■ **THE EXERCISE**: From the listing below, restate word for word the lines from the line containing "Rebuild this chart" down through the line containing "3.02, 2.47, 2.80, 2.45, 2.36]". Exclude pictures.

|---|

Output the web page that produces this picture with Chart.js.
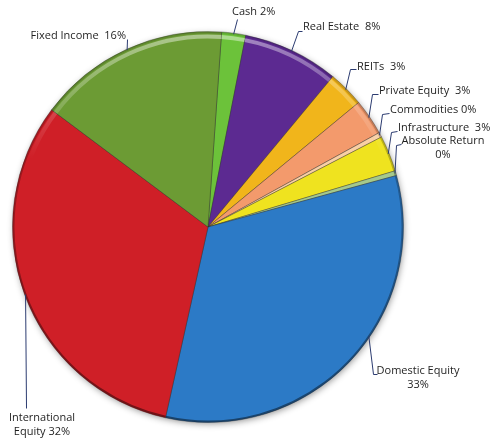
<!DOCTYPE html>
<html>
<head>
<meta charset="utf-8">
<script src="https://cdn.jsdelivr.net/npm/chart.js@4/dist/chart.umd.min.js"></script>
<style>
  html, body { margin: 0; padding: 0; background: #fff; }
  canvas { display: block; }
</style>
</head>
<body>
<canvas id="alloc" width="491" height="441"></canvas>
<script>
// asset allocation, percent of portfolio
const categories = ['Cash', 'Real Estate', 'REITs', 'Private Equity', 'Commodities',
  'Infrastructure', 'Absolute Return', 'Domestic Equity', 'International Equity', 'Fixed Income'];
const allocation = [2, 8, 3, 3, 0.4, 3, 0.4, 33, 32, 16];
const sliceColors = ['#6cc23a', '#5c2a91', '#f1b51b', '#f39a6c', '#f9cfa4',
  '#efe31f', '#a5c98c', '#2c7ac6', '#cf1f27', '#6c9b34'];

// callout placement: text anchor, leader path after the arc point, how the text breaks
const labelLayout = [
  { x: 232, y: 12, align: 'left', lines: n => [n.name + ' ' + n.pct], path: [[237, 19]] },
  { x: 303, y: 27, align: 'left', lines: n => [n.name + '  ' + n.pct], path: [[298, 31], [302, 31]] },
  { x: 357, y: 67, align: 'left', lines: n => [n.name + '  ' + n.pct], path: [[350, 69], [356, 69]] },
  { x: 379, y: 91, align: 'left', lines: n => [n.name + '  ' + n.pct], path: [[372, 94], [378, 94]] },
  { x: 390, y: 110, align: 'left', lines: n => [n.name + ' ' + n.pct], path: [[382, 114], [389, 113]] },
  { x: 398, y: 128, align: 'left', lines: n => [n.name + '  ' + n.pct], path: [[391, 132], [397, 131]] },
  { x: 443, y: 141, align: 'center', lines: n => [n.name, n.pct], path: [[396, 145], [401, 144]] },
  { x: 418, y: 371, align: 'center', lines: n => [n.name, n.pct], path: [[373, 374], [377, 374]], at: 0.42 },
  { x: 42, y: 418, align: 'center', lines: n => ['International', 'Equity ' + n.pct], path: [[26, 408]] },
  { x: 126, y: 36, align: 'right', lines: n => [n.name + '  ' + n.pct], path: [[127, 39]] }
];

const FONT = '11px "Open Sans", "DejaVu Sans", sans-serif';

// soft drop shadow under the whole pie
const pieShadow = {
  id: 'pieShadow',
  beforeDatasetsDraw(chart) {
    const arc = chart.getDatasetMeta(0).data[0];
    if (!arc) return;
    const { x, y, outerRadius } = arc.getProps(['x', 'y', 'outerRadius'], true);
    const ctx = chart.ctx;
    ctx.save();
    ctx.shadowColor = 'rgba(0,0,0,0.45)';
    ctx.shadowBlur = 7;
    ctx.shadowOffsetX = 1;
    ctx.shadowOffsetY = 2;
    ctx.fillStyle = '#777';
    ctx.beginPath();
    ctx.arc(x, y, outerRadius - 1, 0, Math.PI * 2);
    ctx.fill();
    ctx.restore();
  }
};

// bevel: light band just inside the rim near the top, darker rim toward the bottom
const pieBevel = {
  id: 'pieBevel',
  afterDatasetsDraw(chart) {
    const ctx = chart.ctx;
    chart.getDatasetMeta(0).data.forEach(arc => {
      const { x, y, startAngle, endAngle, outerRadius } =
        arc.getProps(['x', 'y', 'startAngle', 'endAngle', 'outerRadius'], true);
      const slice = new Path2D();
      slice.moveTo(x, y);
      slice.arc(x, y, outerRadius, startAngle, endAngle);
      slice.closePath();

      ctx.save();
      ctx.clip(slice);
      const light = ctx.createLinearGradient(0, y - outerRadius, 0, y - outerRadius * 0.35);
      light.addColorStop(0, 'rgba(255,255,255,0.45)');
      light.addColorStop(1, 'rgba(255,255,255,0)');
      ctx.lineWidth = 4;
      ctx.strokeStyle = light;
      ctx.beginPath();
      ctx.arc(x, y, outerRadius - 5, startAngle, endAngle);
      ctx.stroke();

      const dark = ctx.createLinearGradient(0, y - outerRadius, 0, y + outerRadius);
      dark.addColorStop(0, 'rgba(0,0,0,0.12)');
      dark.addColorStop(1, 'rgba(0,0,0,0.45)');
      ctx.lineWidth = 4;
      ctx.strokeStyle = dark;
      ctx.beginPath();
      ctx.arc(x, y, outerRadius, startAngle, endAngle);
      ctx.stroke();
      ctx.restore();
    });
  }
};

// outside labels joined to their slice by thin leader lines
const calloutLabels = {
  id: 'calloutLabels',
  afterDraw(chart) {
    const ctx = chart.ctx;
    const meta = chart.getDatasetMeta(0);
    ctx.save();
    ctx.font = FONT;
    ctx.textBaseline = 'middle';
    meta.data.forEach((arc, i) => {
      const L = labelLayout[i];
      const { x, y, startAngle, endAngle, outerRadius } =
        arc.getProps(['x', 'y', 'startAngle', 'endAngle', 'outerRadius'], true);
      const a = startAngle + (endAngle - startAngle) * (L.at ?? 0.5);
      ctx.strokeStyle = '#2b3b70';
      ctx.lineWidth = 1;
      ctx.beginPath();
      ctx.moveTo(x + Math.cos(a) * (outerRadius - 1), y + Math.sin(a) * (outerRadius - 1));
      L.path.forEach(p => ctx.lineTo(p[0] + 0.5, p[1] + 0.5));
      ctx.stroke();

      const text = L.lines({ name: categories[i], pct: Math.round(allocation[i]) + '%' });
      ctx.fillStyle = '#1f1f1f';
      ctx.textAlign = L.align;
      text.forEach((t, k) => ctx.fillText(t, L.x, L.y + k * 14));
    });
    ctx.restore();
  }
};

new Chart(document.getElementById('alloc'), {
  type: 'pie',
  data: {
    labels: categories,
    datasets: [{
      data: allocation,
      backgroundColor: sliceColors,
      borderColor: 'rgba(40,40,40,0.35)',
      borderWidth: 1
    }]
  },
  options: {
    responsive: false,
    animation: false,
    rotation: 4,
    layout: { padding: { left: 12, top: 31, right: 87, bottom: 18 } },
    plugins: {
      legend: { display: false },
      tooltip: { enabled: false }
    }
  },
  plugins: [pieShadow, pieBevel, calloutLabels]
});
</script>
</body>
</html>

|---|

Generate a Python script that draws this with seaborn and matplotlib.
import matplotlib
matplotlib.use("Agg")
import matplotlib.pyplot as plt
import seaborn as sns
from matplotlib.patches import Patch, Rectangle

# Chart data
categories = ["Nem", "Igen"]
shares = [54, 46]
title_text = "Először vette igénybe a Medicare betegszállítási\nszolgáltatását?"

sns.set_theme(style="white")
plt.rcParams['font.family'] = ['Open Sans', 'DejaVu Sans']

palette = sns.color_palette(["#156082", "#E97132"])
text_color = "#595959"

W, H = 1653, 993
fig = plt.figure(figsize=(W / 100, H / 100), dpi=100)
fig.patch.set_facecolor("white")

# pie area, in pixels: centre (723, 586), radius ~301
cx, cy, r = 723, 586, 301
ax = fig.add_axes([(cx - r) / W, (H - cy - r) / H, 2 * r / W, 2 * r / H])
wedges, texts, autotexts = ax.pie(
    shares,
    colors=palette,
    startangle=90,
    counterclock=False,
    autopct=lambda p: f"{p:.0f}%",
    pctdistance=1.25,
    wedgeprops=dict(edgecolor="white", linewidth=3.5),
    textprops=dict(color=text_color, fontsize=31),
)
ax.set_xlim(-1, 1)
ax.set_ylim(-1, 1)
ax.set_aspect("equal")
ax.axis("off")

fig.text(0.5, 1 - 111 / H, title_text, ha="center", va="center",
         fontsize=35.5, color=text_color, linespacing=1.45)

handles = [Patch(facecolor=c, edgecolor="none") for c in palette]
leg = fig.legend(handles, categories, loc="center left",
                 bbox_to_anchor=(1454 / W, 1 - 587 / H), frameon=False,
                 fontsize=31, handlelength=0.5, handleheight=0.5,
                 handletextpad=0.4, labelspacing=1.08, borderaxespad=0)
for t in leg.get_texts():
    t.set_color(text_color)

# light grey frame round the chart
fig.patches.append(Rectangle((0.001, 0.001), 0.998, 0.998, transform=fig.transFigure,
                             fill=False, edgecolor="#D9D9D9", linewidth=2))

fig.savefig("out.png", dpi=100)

|---|

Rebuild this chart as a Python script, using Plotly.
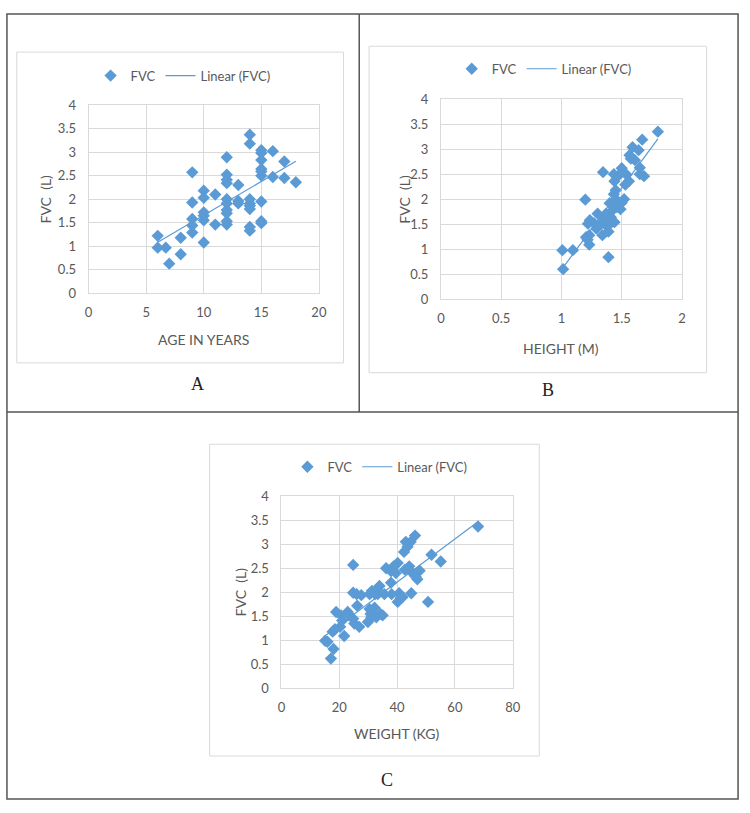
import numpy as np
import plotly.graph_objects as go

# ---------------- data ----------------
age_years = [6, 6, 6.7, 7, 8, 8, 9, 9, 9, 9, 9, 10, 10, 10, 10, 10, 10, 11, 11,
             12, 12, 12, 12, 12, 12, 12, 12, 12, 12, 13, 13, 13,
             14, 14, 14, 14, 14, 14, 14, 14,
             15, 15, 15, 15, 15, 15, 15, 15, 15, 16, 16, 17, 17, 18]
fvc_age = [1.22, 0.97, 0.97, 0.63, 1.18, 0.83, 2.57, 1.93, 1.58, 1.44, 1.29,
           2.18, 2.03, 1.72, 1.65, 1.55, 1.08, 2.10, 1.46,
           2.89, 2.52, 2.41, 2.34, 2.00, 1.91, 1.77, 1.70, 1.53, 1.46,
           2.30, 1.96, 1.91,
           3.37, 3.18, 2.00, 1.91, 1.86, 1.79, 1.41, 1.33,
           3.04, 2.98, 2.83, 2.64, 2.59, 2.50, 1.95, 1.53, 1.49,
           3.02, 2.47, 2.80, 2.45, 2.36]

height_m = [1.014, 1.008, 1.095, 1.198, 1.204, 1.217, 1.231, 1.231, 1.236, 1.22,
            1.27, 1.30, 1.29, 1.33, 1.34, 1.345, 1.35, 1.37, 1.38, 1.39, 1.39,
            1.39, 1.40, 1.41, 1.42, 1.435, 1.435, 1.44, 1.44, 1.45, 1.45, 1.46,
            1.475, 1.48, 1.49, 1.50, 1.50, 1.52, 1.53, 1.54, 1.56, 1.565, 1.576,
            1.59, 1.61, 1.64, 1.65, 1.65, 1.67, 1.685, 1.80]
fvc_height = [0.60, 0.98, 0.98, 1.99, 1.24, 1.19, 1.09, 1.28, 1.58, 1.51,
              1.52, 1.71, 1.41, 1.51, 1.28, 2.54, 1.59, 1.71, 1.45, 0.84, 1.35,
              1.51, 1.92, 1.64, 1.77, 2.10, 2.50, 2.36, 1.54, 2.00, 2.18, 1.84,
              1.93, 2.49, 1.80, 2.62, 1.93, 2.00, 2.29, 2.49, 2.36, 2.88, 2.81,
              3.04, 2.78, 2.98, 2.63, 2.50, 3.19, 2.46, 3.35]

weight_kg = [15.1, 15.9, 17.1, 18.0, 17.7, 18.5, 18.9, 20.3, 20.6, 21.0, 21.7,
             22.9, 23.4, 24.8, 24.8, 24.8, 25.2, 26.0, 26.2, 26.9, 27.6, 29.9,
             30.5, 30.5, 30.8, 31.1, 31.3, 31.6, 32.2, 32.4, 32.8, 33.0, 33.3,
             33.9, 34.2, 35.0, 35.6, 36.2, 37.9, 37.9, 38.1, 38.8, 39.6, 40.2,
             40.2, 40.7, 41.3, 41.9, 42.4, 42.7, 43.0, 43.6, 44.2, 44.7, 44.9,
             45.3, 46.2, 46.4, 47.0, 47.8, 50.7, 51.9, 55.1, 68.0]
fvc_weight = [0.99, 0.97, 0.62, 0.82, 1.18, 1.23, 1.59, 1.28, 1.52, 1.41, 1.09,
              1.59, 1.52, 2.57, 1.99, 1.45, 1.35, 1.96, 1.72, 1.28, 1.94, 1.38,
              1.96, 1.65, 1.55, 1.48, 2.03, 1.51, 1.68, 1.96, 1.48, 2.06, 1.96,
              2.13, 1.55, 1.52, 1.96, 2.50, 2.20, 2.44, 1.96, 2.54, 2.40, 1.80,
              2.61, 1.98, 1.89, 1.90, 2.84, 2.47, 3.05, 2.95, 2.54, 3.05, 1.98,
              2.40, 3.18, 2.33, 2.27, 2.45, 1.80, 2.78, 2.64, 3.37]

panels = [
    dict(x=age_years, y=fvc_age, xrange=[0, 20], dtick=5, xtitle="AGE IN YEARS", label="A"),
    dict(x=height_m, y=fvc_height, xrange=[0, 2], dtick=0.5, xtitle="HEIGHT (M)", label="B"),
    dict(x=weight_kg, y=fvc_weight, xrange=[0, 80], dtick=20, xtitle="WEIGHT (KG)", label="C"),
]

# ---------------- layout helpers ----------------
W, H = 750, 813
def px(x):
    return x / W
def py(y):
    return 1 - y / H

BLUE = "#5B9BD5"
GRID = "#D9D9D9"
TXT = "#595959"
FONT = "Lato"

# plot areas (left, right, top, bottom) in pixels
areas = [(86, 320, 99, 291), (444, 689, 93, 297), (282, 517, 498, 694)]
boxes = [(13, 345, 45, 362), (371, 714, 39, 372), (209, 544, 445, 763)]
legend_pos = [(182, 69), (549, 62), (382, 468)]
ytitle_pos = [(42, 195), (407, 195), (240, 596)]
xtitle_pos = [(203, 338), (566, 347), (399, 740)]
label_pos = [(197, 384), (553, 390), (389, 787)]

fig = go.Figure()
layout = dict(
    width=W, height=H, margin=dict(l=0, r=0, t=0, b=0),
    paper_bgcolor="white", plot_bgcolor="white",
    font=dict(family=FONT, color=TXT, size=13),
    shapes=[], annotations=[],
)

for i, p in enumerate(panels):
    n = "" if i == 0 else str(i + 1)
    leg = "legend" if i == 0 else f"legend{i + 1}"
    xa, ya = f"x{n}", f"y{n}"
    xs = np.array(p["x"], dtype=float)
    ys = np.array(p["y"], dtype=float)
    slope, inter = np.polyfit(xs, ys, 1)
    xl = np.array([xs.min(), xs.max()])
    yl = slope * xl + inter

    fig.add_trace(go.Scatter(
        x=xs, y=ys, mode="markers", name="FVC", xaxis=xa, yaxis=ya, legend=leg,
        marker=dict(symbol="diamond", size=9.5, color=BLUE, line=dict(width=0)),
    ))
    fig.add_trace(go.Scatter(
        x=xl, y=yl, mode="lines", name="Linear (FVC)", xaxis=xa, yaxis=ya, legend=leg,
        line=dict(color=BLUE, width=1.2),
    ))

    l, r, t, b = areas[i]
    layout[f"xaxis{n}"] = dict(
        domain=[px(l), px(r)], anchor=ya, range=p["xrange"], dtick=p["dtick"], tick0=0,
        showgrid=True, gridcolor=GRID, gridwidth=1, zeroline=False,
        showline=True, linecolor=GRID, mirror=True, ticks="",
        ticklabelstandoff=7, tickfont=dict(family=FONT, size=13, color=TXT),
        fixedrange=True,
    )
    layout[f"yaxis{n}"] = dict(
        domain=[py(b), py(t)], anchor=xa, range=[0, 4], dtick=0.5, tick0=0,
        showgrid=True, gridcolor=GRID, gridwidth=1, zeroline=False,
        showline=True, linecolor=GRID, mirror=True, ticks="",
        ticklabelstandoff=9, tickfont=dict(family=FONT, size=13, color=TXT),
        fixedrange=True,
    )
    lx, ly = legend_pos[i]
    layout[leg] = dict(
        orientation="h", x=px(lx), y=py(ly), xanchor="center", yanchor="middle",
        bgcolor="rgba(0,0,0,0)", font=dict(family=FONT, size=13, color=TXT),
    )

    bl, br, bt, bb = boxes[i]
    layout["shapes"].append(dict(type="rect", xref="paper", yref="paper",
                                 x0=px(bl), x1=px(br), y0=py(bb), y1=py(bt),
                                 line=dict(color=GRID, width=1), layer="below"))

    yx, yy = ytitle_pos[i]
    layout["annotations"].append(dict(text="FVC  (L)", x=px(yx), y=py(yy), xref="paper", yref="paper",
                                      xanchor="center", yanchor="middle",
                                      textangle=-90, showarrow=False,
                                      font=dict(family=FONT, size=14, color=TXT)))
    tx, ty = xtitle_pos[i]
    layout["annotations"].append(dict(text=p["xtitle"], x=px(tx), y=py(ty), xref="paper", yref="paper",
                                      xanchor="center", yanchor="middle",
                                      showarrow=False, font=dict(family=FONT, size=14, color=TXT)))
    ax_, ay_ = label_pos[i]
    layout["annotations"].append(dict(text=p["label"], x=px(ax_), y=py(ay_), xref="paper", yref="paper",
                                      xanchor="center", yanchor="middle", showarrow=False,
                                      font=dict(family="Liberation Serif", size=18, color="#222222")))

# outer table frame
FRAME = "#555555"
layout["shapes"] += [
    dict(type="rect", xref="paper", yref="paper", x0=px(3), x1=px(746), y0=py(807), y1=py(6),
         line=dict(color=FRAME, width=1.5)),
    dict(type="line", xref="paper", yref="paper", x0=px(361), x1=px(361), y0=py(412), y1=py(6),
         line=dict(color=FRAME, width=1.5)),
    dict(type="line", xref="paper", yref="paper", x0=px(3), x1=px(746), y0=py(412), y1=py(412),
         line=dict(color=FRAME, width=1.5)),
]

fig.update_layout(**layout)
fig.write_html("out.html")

|---|

■ **CORRECT OUTPUT**:
Rebuild this chart as a Python script, using Plotly.
import numpy as np
import plotly.graph_objects as go

# ---------------- data ----------------
age_years = [6, 6, 6.7, 7, 8, 8, 9, 9, 9, 9, 9, 10, 10, 10, 10, 10, 10, 11, 11,
             12, 12, 12, 12, 12, 12, 12, 12, 12, 12, 13, 13, 13,
             14, 14, 14, 14, 14, 14, 14, 14,
             15, 15, 15, 15, 15, 15, 15, 15, 15, 16, 16, 17, 17, 18]
fvc_age = [1.22, 0.97, 0.97, 0.63, 1.18, 0.83, 2.57, 1.93, 1.58, 1.44, 1.29,
           2.18, 2.03, 1.72, 1.65, 1.55, 1.08, 2.10, 1.46,
           2.89, 2.52, 2.41, 2.34, 2.00, 1.91, 1.77, 1.70, 1.53, 1.46,
           2.30, 1.96, 1.91,
           3.37, 3.18, 2.00, 1.91, 1.86, 1.79, 1.41, 1.33,
           3.04, 2.98, 2.83, 2.64, 2.59, 2.50, 1.95, 1.53, 1.49,
           3.02, 2.47, 2.80, 2.45, 2.36]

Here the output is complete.